◆ What is asked:
Images are not part of the copy; write out the rest of the data exactly as given.

◆ Given material:
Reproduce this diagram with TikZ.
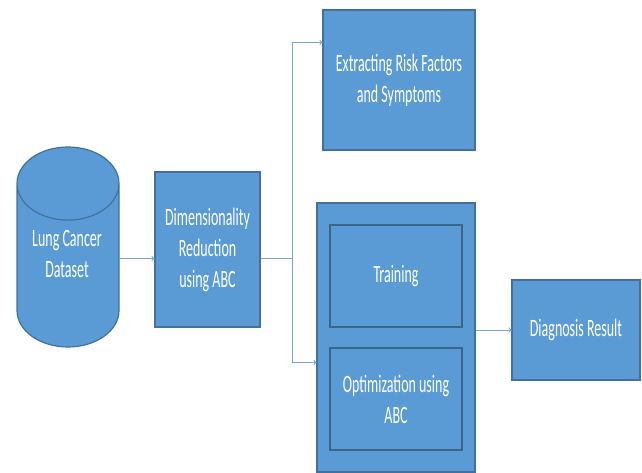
\documentclass[tikz,border=0pt]{standalone}
\usepackage{fontspec}
\setmainfont[FakeStretch=0.56]{Carlito}
\usepackage{tikz}
\usetikzlibrary{shapes.geometric}

\definecolor{boxfill}{RGB}{91,155,213}
\definecolor{boxline}{RGB}{65,113,156}
\definecolor{linkline}{RGB}{125,165,210}

\begin{document}
\begin{tikzpicture}[x=1pt,y=-1pt,->,>=to,thin,
  main node/.style={rectangle,draw=boxline,line width=1.2pt,fill=boxfill,text=white,
    inner sep=0pt,align=center,font=\fontsize{25}{31}\selectfont},
  inner node/.style={main node,line width=1.6pt,draw=boxline!90!black},
  link/.style={draw=linkline,line width=1pt}]

  \useasboundingbox (0,0) rectangle (642,473);

  \node[main node,cylinder,shape border rotate=90,aspect=1.05,anchor=shape center,
    minimum width=102pt,minimum height=200pt] (1) at (68,247) {\phantom{Lung Cancer}};
  \node[main node,draw=none,fill=none] (1t) at (67,254) {Lung Cancer\\Dataset};
  \node[main node,minimum width=105pt,minimum height=155pt] (2) at (207.5,249.5)
    {Dimensionality\\Reduction\\using ABC};
  \node[main node,minimum width=152pt,minimum height=140pt] (3) at (399,80)
    {Extracting Risk Factors\\and Symptoms};
  \node[main node,minimum width=158pt,minimum height=269pt] (4) at (396,337.5) {};
  \node[inner node,minimum width=132pt,minimum height=102pt] (5) at (396,276) {Training};
  \node[inner node,minimum width=132pt,minimum height=102pt] (6) at (396,399)
    {Optimization using\\ABC};
  \node[main node,minimum width=128pt,minimum height=100pt] (7) at (576,330)
    {Diagnosis Result};

  \coordinate (split) at (292,258);

  \draw[link] ([yshift=-9pt]2.west -| 1.east) -- ([yshift=-9pt]2.west);
  \draw[link,-] (2.east |- split) -- (split);
  \draw[link] (split) |- ([yshift=-33pt]3.north west);
  \draw[link] (split) |- ([yshift=-25pt]4.west);
  \draw[link] (7.west -| 4.east) -- (7.west);
\end{tikzpicture}
\end{document}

◆ Solution for this exercise:
Reproduce this diagram with TikZ.
\documentclass[tikz,border=0pt]{standalone}
\usepackage{fontspec}
\setmainfont[FakeStretch=0.56]{Carlito}
\usepackage{tikz}
\usetikzlibrary{shapes.geometric}

\definecolor{boxfill}{RGB}{91,155,213}
\definecolor{boxline}{RGB}{65,113,156}
\definecolor{linkline}{RGB}{125,165,210}

\begin{document}
\begin{tikzpicture}[x=1pt,y=-1pt,->,>=to,thin,
  main node/.style={rectangle,draw=boxline,line width=1.2pt,fill=boxfill,text=white,
    inner sep=0pt,align=center,font=\fontsize{25}{31}\selectfont},
  inner node/.style={main node,line width=1.6pt,draw=boxline!90!black},
  link/.style={draw=linkline,line width=1pt}]

  \useasboundingbox (0,0) rectangle (642,473);

  \node[main node,cylinder,shape border rotate=90,aspect=1.05,anchor=shape center,
    minimum width=102pt,minimum height=200pt] (1) at (68,247) {\phantom{Lung Cancer}};
  \node[main node,draw=none,fill=none] (1t) at (67,254) {Lung Cancer\\Dataset};
  \node[main node,minimum width=105pt,minimum height=155pt] (2) at (207.5,249.5)
    {Dimensionality\\Reduction\\using ABC};
  \node[main node,minimum width=152pt,minimum height=140pt] (3) at (399,80)
    {Extracting Risk Factors\\and Symptoms};
  \node[main node,minimum width=158pt,minimum height=269pt] (4) at (396,337.5) {};
  \node[inner node,minimum width=132pt,minimum height=102pt] (5) at (396,276) {Training};
  \node[inner node,minimum width=132pt,minimum height=102pt] (6) at (396,399)
    {Optimization using\\ABC};
  \node[main node,minimum width=128pt,minimum height=100pt] (7) at (576,330)
    {Diagnosis Result};

  \coordinate (split) at (292,258);

  \draw[link] ([yshift=-9pt]2.west -| 1.east) -- ([yshift=-9pt]2.west);
  \draw[link,-] (2.east |- split) -- (split);
  \draw[link] (split) |- ([yshift=-33pt]3.north west);
  \draw[link] (split) |- ([yshift=-25pt]4.west);
  \draw[link] (7.west -| 4.east) -- (7.west);
\end{tikzpicture}
\end{document}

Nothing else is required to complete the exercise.